On Friday, Giants manager Bruce Bochy and pitcher Johnny Cueto joined a national debate when they suggested Cueto’s recurring blister problems this season are at least partly the result of changes to the baseballs MLB is using.

A burst in home run numbers already had people talking about harder balls. Now the Great Blister Epidemic of 2017 provides further evidence.

“Yeah, I think there is,” Bochy said to Bay Area reporters Friday (I was not among them) when asked about the blister-baseball link. “I think there’s enough evidence that they might be a little higher, the seams.”

“I think so. Probably,” Cueto said through an interpreter that night. “I feel the ball tight. This is the first time I’ve had blisters in my career.”

You can now add Jharel Cotton to the chorus.

Cotton, the A’s young righthander, has missed a couple starts recently because of a blister on his thumb. He is scheduled to pitch for Triple-A Nashville on Wednesday in a bid to return to the Oakland rotation.

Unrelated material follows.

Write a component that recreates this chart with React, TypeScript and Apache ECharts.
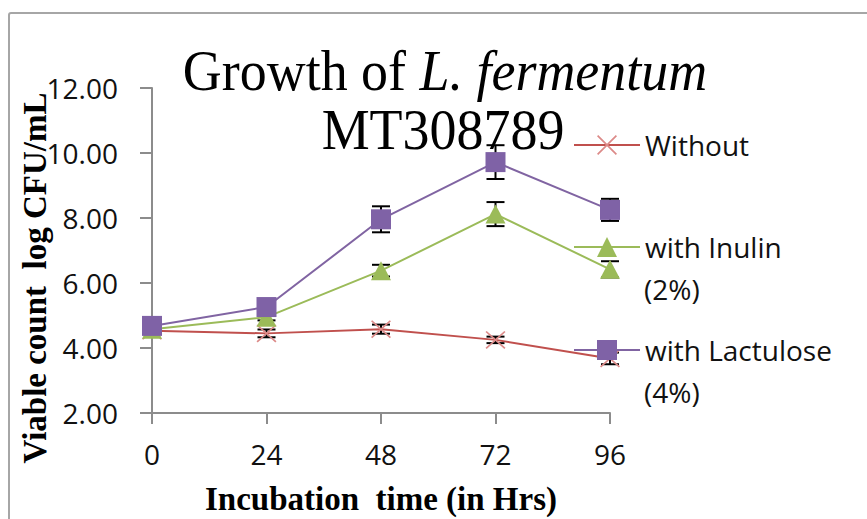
import React, { useEffect, useRef } from 'react';
import * as echarts from 'echarts';

const hours = [0, 24, 48, 72, 96];
const seriesNames = ['Without', 'with Inulin', 'with Lactulose'];
const legendSecondLines = ['', '(2%)', '(4%)'];
const withoutVals = [4.53, 4.45, 4.58, 4.25, 3.68];
const withoutErr = [0.08, 0.12, 0.14, 0.1, 0.18];
const inulinVals = [4.58, 4.95, 6.38, 8.12, 6.42];
const inulinErr = [0.08, 0.1, 0.18, 0.37, 0.25];
const lactuloseVals = [4.68, 5.26, 7.96, 9.72, 8.25];
const lactuloseErr = [0.08, 0.1, 0.4, 0.52, 0.34];

const titleLine1 = ['Growth of ', 'L. fermentum'];
const titleLine2 = 'MT308789';
const xTitle = 'Incubation  time (in Hrs)';
const yTitle = 'Viable count  log CFU/mL';

const lineColors = ['#C0504D', '#9BBB59', '#8064A2'];
const markerColors = ['#DC8A88', '#9BBB59', '#7F62A6'];
const X_PATH =
  'path://M0.6,0 L5,4.4 L9.4,0 L10,0.6 L5.6,5 L10,9.4 L9.4,10 L5,5.6 L0.6,10 L0,9.4 L4.4,5 L0,0.6 Z';
const symbols = [X_PATH, 'triangle', 'rect'];
const symbolSizes: any[] = [[20, 18], [20, 19], 20];

const valsList = [withoutVals, inulinVals, lactuloseVals];
const errList = [withoutErr, inulinErr, lactuloseErr];

const SANS = '"Open Sans", "Noto Sans", sans-serif';
const SERIF = '"Liberation Serif", "Times New Roman", serif';

export default function App() {
  const ref = useRef<HTMLDivElement>(null);
  useEffect(() => {
    if (!ref.current) return;
    const chart = echarts.init(ref.current, undefined, { renderer: 'svg' });

    const lineSeries = seriesNames.map((name, si) => ({
      type: 'line',
      name,
      data: hours.map((h, i) => [h, valsList[si][i]]),
      symbol: symbols[si],
      symbolSize: symbolSizes[si],
      showSymbol: true,
      lineStyle: { color: lineColors[si], width: 2 },
      itemStyle: { color: markerColors[si] },
      z: 3 + si,
      emphasis: { disabled: true },
    }));

    const errSeries = seriesNames.map((name, si) => ({
      type: 'custom',
      name: name + ' error',
      data: hours.map((h, i) => [h, valsList[si][i] - errList[si][i], valsList[si][i] + errList[si][i]]),
      encode: { x: 0, y: [1, 2] },
      silent: true,
      z: 2,
      renderItem: (params: any, api: any) => {
        const x = api.value(0);
        const lo = api.coord([x, api.value(1)]);
        const hi = api.coord([x, api.value(2)]);
        const hw = 9;
        const st = { stroke: '#000', lineWidth: 2 };
        return {
          type: 'group',
          children: [
            { type: 'line', shape: { x1: lo[0], y1: lo[1], x2: hi[0], y2: hi[1] }, style: st },
            { type: 'line', shape: { x1: lo[0] - hw, y1: lo[1], x2: lo[0] + hw, y2: lo[1] }, style: st },
            { type: 'line', shape: { x1: hi[0] - hw, y1: hi[1], x2: hi[0] + hw, y2: hi[1] }, style: st },
          ],
        };
      },
    }));

    const legendCenters = [145, 247, 350];
    const legends = seriesNames.map((name, si) => ({
      data: [name],
      left: 573,
      top: legendCenters[si] - 21,
      orient: 'vertical',
      padding: 0,
      itemWidth: 66,
      itemHeight: 25,
      selectedMode: false,
      textStyle: {
        fontFamily: SANS,
        fontSize: 28,
        lineHeight: 42,
        color: '#111',
      },
    }));

    const legendExtra = legendSecondLines
      .map((t, si) => ({ t, si }))
      .filter((d) => d.t)
      .map((d) => ({
        type: 'text',
        x: 644,
        y: legendCenters[d.si] + 42,
        style: {
          text: d.t,
          align: 'left',
          verticalAlign: 'middle',
          font: `28px ${SANS}`,
          fill: '#111',
        },
      }));

    chart.setOption({
      animation: false,
      backgroundColor: '#fff',
      grid: { left: 152, top: 88, width: 458, height: 325, containLabel: false },
      legend: legends,
      xAxis: {
        type: 'value',
        min: 0,
        max: 96,
        interval: 24,
        splitLine: { show: false },
        axisLine: { show: true, lineStyle: { color: '#8C8C8C', width: 2 } },
        axisTick: { show: true, length: 11, lineStyle: { color: '#8C8C8C', width: 2 } },
        axisLabel: { fontFamily: SANS, fontSize: 28, lineHeight: 28, color: '#111', margin: 27 },
      },
      yAxis: {
        type: 'value',
        min: 2,
        max: 12,
        interval: 2,
        splitLine: { show: false },
        axisLine: { show: true, lineStyle: { color: '#8C8C8C', width: 2 } },
        axisTick: { show: true, length: 12, lineStyle: { color: '#8C8C8C', width: 2 } },
        axisLabel: {
          fontFamily: SANS,
          fontSize: 28,
          color: '#111',
          margin: 34,
          formatter: (v: number) => v.toFixed(2),
        },
      },
      graphic: [
        {
          type: 'rect',
          shape: { x: 9, y: 13, width: 900, height: 600, r: 2 },
          style: { fill: 'none', stroke: '#A6A6A6', lineWidth: 2 },
          z: -10,
          silent: true,
        },
        {
          type: 'text',
          x: 445,
          y: 70,
          scaleX: 0.93,
          style: {
            text: `{a|${titleLine1[0]}}{b|${titleLine1[1]}}`,
            align: 'center',
            verticalAlign: 'middle',
            rich: {
              a: { fontFamily: SERIF, fontSize: 58, color: '#000', align: 'center' },
              b: { fontFamily: SERIF, fontSize: 58, fontStyle: 'italic', color: '#000', align: 'center' },
            },
          },
          z: 10,
        },
        {
          type: 'text',
          x: 443,
          y: 129,
          scaleX: 0.93,
          style: {
            text: titleLine2,
            align: 'center',
            verticalAlign: 'middle',
            font: `58px ${SERIF}`,
            fill: '#000',
          },
          z: 10,
        },
        {
          type: 'text',
          x: 381,
          y: 499,
          style: {
            text: xTitle,
            align: 'center',
            verticalAlign: 'middle',
            font: `bold 33px ${SERIF}`,
            fill: '#000',
          },
        },
        {
          type: 'text',
          x: 35,
          y: 278,
          rotation: Math.PI / 2,
          style: {
            text: yTitle,
            align: 'center',
            verticalAlign: 'middle',
            font: `bold 33px ${SERIF}`,
            fill: '#000',
          },
        },
        ...legendExtra,
      ],
      series: [...errSeries, ...lineSeries],
    });
    return () => chart.dispose();
  }, []);
  return (
    <div
      ref={ref}
      style={{ position: 'fixed', left: 0, top: 0, width: 867, height: 519, background: '#fff' }}
    />
  );
}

After the A’s beat the Indians on Saturday, Cotton told me he, too, is convinced a modified baseball is resulting in modified human skin.

“Yeah, I think that’s the feeling around the league,” Cotton said. “I feel sure that’s why I got my blister. The seams are raised and tighter.”

He noted that he has never had blister problems before.

“Guys joke that our skin just has to get tougher,” Cotton said.

Toronto’s Marcus Stroman and Aaron Sanchez and the Dodgers’ Rich Hill all are on the record arguing that their blisters are related to the baseballs. It has been quite a year for blisters, with Cleveland’s Corey Kluber, the Mets’ Noah Syndergaard, the Cubs Jake Arrieta and Boston’s David Price among the afflicted.

Writing for The Ringer, Ben Lindbergh looked at data provided by Corey Dawkins, an athletic trainer and injury-prevention specialist at the Micheli Center for Sports Injury Prevention. He found a spike in MLB blister injuries in 2016, and a bigger one this year.

Curiously, there seems to be disagreement on whether the seams have gotten higher or lower. Dodgers pitcher Brandon McCarthy told Lindbergh that, like Bochy and Cotton, he believes the seams are higher. But Hill and Detroit hurler Justin Verlander support seam-height data that MLB provided to the Ringer indicating the seams are actually lower.

Maybe it isn’t the height of the seams that is vexing pitchers, it’s their density. In any case, if MLB can’t put its finger on a solution soon, major-league rotations will continue to suffer.